The first doses of the Moderna COVID-19 vaccine were distributed to residents and staff at a care facility on the Siksika First Nation in southern Alberta on Friday.
Siksika Nation, which is about 100 kilometres east of Calgary, received its first 100-dose shipment of the vaccine on Thursday, and announced in a same-day press release that it planned to begin immunizing residents and staff at the Siksika Elders Lodge on New Year’s Day.
The lodge’s oldest resident, Virginia Medicine Traveller, 94, was the first to receive the vaccine, Siksika Health Services (SHS) said on Friday.
Representatives with SHS said securing access to the vaccine was an essential part of protecting the nation’s most vulnerable and at-risk citizens.
“Having comprehensive local health services to support our COVID-19 response has been a top priority of our organization from day one; local access to the COVID-19 vaccine is a hopeful next step in this regard,” Naa Taoyi Piita Wo Taan, Tyler White, corporate executive officer of SHS, was quoted as saying.
“It has not been easy and I commend our health services team for our collective and tireless work in providing necessary services, all the while advocating for equitable access for our Nation members.”
A staged roll-out of the vaccine will be continued for priority groups in the near future, SHS said.
Most vulnerable prioritized
Canada’s Indigenous communities have been recognized as a priority population for COVID-19 immunization by the National Advisory Committee on Immunization.
The care facility for Siksika elders was among those prioritized by the province to receive the vaccine as it provides continuing care for seniors.
“We are pleased to see that a safe and effective vaccine has been developed so quickly and made available to our most vulnerable nation members and their care providers,” Nioksskaistamik Ouray Crowfoot, chief of Siksika First Nation, was quoted as saying earlier this week.

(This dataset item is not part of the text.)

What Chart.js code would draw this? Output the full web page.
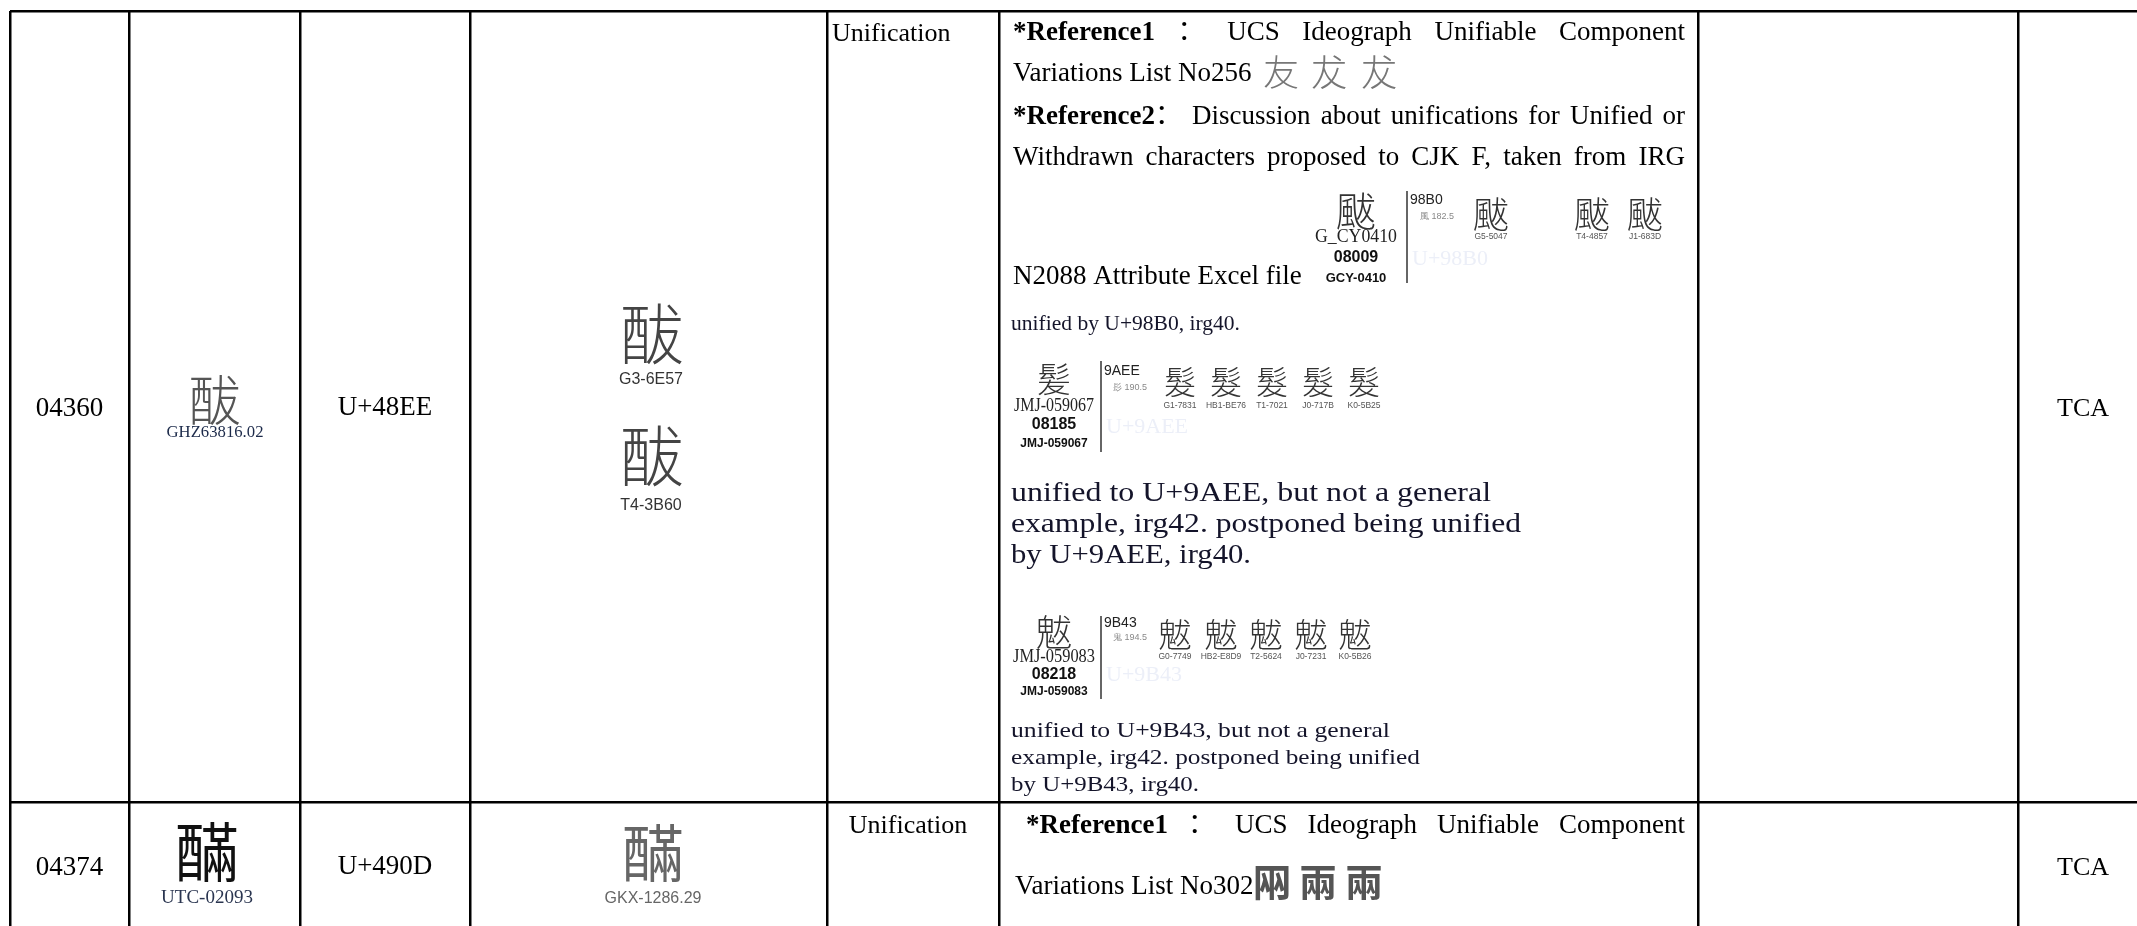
<!DOCTYPE html>
<html lang="en">
<head>
<meta charset="UTF-8" />
<title>IRG review – U+48EE / U+490D</title>
<script src="https://cdn.jsdelivr.net/npm/chart.js"></script>
<style>
  html, body { margin: 0; padding: 0; background: #fff; }
  #wrap { width: 2137px; height: 926px; }
</style>
</head>
<body>
<div id="wrap"><canvas id="sheet" width="2137" height="926"></canvas></div>
<script>
// table rulings, used as tick values of the two axes
const columnTicks = [10, 129, 300, 470, 827, 999, 1698, 2018];
const rowTicks = [11, 802];

// one entry per table row
const serialNos = ['04360', '04374'];
const sourceGlyphs = ['䣮', '䤍'];
const sourceRefs = ['GHZ63816.02', 'UTC-02093'];
const codePoints = ['U+48EE', 'U+490D'];
const evidenceGlyphs = [['䣮', '䣮'], ['䤍']];
const evidenceRefs = [['G3-6E57', 'T4-3B60'], ['GKX-1286.29']];
const decisions = ['Unification', 'Unification'];
const submitters = ['TCA', 'TCA'];

// note column text
const ref1Words = [[['*Reference1', 1]], [['：', 0]], [['UCS', 0]], [['Ideograph', 0]], [['Unifiable', 0]], [['Component', 0]]];
const ref2Words = [[['*Reference2', 1], ['：', 0]], [['Discussion', 0]], [['about', 0]], [['unifications', 0]], [['for', 0]], [['Unified', 0]], [['or', 0]]];
const ref2Line2 = 'Withdrawn characters proposed to CJK F, taken from IRG';
const variationText = ['Variations List No256', 'Variations List No302'];
const variationGlyphs = [['友', '犮', '犮'], ['㒳', '兩', '兩']];
const excelText = 'N2088 Attribute Excel file';
const figures = [
  { main: '颰', mainRef: 'G_CY0410', serial: '08009', code: 'GCY-0410', uni: '98B0', radical: '風 182.5',
    glyphs: ['颰', '颰', '颰'], refs: ['G5-5047', 'T4-4857', 'J1-683D'], ghost: 'U+98B0' },
  { main: '髪', mainRef: 'JMJ-059067', serial: '08185', code: 'JMJ-059067', uni: '9AEE', radical: '髟 190.5',
    glyphs: ['髮', '髮', '髮', '髮', '髮'], refs: ['G1-7831', 'HB1-BE76', 'T1-7021', 'J0-717B', 'K0-5B25'], ghost: 'U+9AEE' },
  { main: '魃', mainRef: 'JMJ-059083', serial: '08218', code: 'JMJ-059083', uni: '9B43', radical: '鬼 194.5',
    glyphs: ['魃', '魃', '魃', '魃', '魃'], refs: ['G0-7749', 'HB2-E8D9', 'T2-5624', 'J0-7231', 'K0-5B26'], ghost: 'U+9B43' }
];
const figureNotes = [
  ['unified by U+98B0, irg40.'],
  ['unified to U+9AEE, but not a general', 'example, irg42. postponed being unified', 'by U+9AEE, irg40.'],
  ['unified to U+9B43, but not a general', 'example, irg42. postponed being unified', 'by U+9B43, irg40.']
];

// ---- layout (document px) ----
const SERIF = "'Liberation Serif', 'Noto Sans CJK SC', serif";
const SANS = "'Liberation Sans', 'Noto Sans', sans-serif";
const CJK = "'Noto Sans CJK TC', 'Noto Sans CJK SC', sans-serif";
const rowMid = [409, 868];
const figLayout = [
  { mx: 1356, gy: 211, ry: 237, rw: 82, sy: 258, cy: 278, lx: 1407, ly: [191, 283], ux: 1410, uy: 200, rx: 1420, rdy: 217,
    gx: [1491, 1592, 1645], ggy: 214, ly2: 237, hx: 1412, hy: 259, ms: 40, gs: 36 },
  { mx: 1054, gy: 379, ry: 406, rw: 80, sy: 425, cy: 444, lx: 1101, ly: [361, 452], ux: 1104, uy: 371, rx: 1113, rdy: 388,
    gx: [1180, 1226, 1272, 1318, 1364], ggy: 382, ly2: 406, hx: 1106, hy: 427, ms: 34, gs: 32 },
  { mx: 1054, gy: 632, ry: 657, rw: 82, sy: 675, cy: 692, lx: 1101, ly: [616, 699], ux: 1104, uy: 623, rx: 1113, rdy: 638,
    gx: [1175, 1221, 1266, 1311, 1355], ggy: 634, ly2: 657, hx: 1106, hy: 675, ms: 36, gs: 33 }
];
const noteLayout = [
  { x: 1011, ys: [324], size: 21, ws: [229] },
  { x: 1011, ys: [494, 525, 556], size: 28, ws: [480, 510, 240] },
  { x: 1011, ys: [731, 758, 785], size: 22, ws: [379, 409, 188] }
];

function tablePlugin() {
  return {
    id: 'tableText',
    afterDraw(chart) {
      const ctx = chart.ctx, xs = chart.scales.x, ys = chart.scales.y;
      const X = v => xs.getPixelForValue(v), Y = v => ys.getPixelForValue(v);

      function put(t, x, y, size, o) {
        o = o || {};
        ctx.save();
        ctx.font = (o.weight || 'normal') + ' ' + size + 'px ' + (o.family || SERIF);
        ctx.fillStyle = o.color || '#000';
        ctx.textBaseline = 'middle';
        ctx.textAlign = o.align || 'center';
        ctx.translate(X(x), Y(y));
        if (o.w) {
          const m = ctx.measureText(t).width;
          ctx.scale((X(x + o.w) - X(x)) / m, 1);
        }
        ctx.fillText(t, 0, 0);
        ctx.restore();
      }

      function justify(words, x0, x1, y, size) {
        ctx.save();
        ctx.textBaseline = 'middle';
        ctx.textAlign = 'left';
        const font = b => (b ? 'bold ' : '') + size + 'px ' + SERIF;
        const widths = words.map(w => w.reduce((s, r) => { ctx.font = font(r[1]); return s + ctx.measureText(r[0]).width; }, 0));
        const total = widths.reduce((a, b) => a + b, 0);
        const gap = (X(x1) - X(x0) - total) / (words.length - 1);
        let px = X(x0);
        words.forEach((w, i) => {
          let cx = px;
          w.forEach(r => { ctx.font = font(r[1]); ctx.fillText(r[0], cx, Y(y)); cx += ctx.measureText(r[0]).width; });
          px += widths[i] + gap;
        });
        ctx.restore();
      }

      function vline(x, y0, y1) {
        ctx.save();
        ctx.strokeStyle = '#333';
        ctx.lineWidth = 1.5;
        ctx.beginPath();
        ctx.moveTo(X(x), Y(y0));
        ctx.lineTo(X(x), Y(y1));
        ctx.stroke();
        ctx.restore();
      }

      // plain cells
      const cm = i => (columnTicks[i] + columnTicks[i + 1]) / 2;
      serialNos.forEach((s, r) => put(s, cm(0), rowMid[r], 27));
      codePoints.forEach((s, r) => put(s, cm(2), rowMid[r] - 1, 27));
      submitters.forEach((s, r) => put(s, 2083, rowMid[r], 26));

      // source glyphs
      put(sourceGlyphs[0], 214, 400, 54, { family: CJK, color: '#555', weight: '300' });
      put(sourceRefs[0], 215, 433, 17, { color: '#1c2a4a', w: 97 });
      put(sourceGlyphs[1], 207, 852, 64, { family: CJK, color: '#111' });
      put(sourceRefs[1], 207, 898, 19, { color: '#2a3550' });

      // evidence glyphs
      put(evidenceGlyphs[0][0], 651, 334, 66, { family: CJK, color: '#444', weight: '300' });
      put(evidenceRefs[0][0], 651, 380, 16, { family: SANS, color: '#333' });
      put(evidenceGlyphs[0][1], 651, 456, 66, { family: CJK, color: '#444', weight: '300' });
      put(evidenceRefs[0][1], 651, 506, 16, { family: SANS, color: '#333' });
      put(evidenceGlyphs[1][0], 653, 853, 62, { family: CJK, color: '#666' });
      put(evidenceRefs[1][0], 653, 899, 16, { family: SANS, color: '#666' });

      // decision column
      put(decisions[0], 832, 34, 26, { align: 'left' });
      put(decisions[1], 908, 826, 26);

      // notes, row 1
      justify(ref1Words, 1013, 1685, 33, 27);
      put(variationText[0], 1013, 74, 27, { align: 'left' });
      [1281, 1329, 1379].forEach((gx, i) => put(variationGlyphs[0][i], gx, 72, 36, { family: CJK, color: '#777', weight: '300' }));
      justify(ref2Words, 1013, 1685, 117, 27);
      justify(ref2Line2.split(' ').map(w => [[w, 0]]), 1013, 1685, 158, 27);
      put(excelText, 1013, 277, 27, { align: 'left' });

      figures.forEach((f, k) => {
        const L = figLayout[k];
        put(f.main, L.mx, L.gy, L.ms, { family: CJK, color: '#333', weight: '300' });
        put(f.mainRef, L.mx, L.ry, 19, { color: '#222', w: L.rw });
        put(f.serial, L.mx, L.sy, 16, { family: SANS, weight: 'bold', color: '#111' });
        put(f.code, L.mx, L.cy, k === 0 ? 13 : 12, { family: SANS, weight: 'bold', color: '#111' });
        vline(L.lx, L.ly[0], L.ly[1]);
        put(f.uni, L.ux, L.uy, 14, { family: SANS, align: 'left', color: '#222' });
        put(f.radical, L.rx, L.rdy, 9, { family: SANS, align: 'left', color: '#888' });
        f.glyphs.forEach((g, i) => {
          put(g, L.gx[i], L.ggy, L.gs, { family: CJK, color: '#333', weight: '300' });
          put(f.refs[i], L.gx[i], L.ly2, 8.5, { family: SANS, color: '#555' });
        });
        put(f.ghost, L.hx, L.hy, 22, { align: 'left', color: '#eceff8' });
        const N = noteLayout[k];
        figureNotes[k].forEach((line, i) => put(line, N.x, N.ys[i], N.size, { align: 'left', color: '#14142a', w: N.ws[i] }));
      });

      // notes, row 2
      justify(ref1Words, 1026, 1685, 826, 27);
      put(variationText[1], 1015, 887, 27, { align: 'left' });
      [1272, 1318, 1364].forEach((gx, i) => put(variationGlyphs[1][i], gx, 882, 38, { family: CJK, color: '#555', weight: 'bold' }));
    }
  };
}

const gridAxis = (ticks, extra) => Object.assign({
  type: 'linear',
  afterBuildTicks: axis => { axis.ticks = ticks.map(value => ({ value })); },
  ticks: { display: false },
  grid: { color: '#000', lineWidth: 2.5, drawTicks: false },
  border: { display: false }
}, extra);

new Chart(document.getElementById('sheet'), {
  type: 'scatter',
  data: { datasets: [{ data: [] }] },
  options: {
    responsive: false,
    animation: false,
    devicePixelRatio: 1,
    layout: { padding: { left: 10, top: 11, right: 0, bottom: 0 } },
    plugins: { legend: { display: false }, tooltip: { enabled: false } },
    scales: {
      x: gridAxis(columnTicks, { min: 10, max: 2137, afterFit: s => { s.height = 0; } }),
      y: gridAxis(rowTicks, { min: 11, max: 926, reverse: true, afterFit: s => { s.width = 0; } })
    }
  },
  plugins: [tablePlugin()]
});
</script>
</body>
</html>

“Our health services continue to plan for a staged roll-out of additional vaccine to other priority groups in the near future.”
Siksika Elders Lodge resident, Marie Calf Robe, receives Siksika’s second Moderna COVID-19 vaccine from Siksika Health CDC Team Lead, Chris Sterling. <a href=”https://t.co/I62MtrsfBv”>pic.twitter.com/I62MtrsfBv</a>
Premier Jason Kenney said that the first shipment of the Moderna vaccine arrived in Alberta on Tuesday, and would be given as quickly as possible to residents and staff in long-term care centres.
The initial 16,900 doses were to be sent to long-term care facilities in Edmonton, Calgary, Medicine Hat, Lethbridge, Grande Prairie, St. Paul, Fort Saskatchewan and six congregate living facilities on First Nations.
The first dose was given to a resident of the Riverview Care Centre in Medicine Hat on Wednesday.
Siksika currently at ‘high risk’ of transmission
There are approximately 7,500 members living on Siksika First Nation, according to its website.
As of Dec. 29, there were 12 active cases of COVID-19 at Siksika. A total of 323 cases have been reported on the First Nation.
Its current transmission risk level is “red,” or high-risk, according to the Nation’s health services website.
In July, the First Nation instituted a curfew after 10 cases were reported in the community.
In November, the First Nation also closed all of its schools and its homeless shelter after COVID-19 cases within the community jumped from zero to more than a dozen in just a few days.
Last summer, Alberta’s chief medical officer of health, Dr. Deena Hinshaw, praised Siksika leadership for acting proactively and transparently to control the spread.
She also spoke out against discrimination, after reports that some First Nation members were being turned away from local businesses due to cases in the community.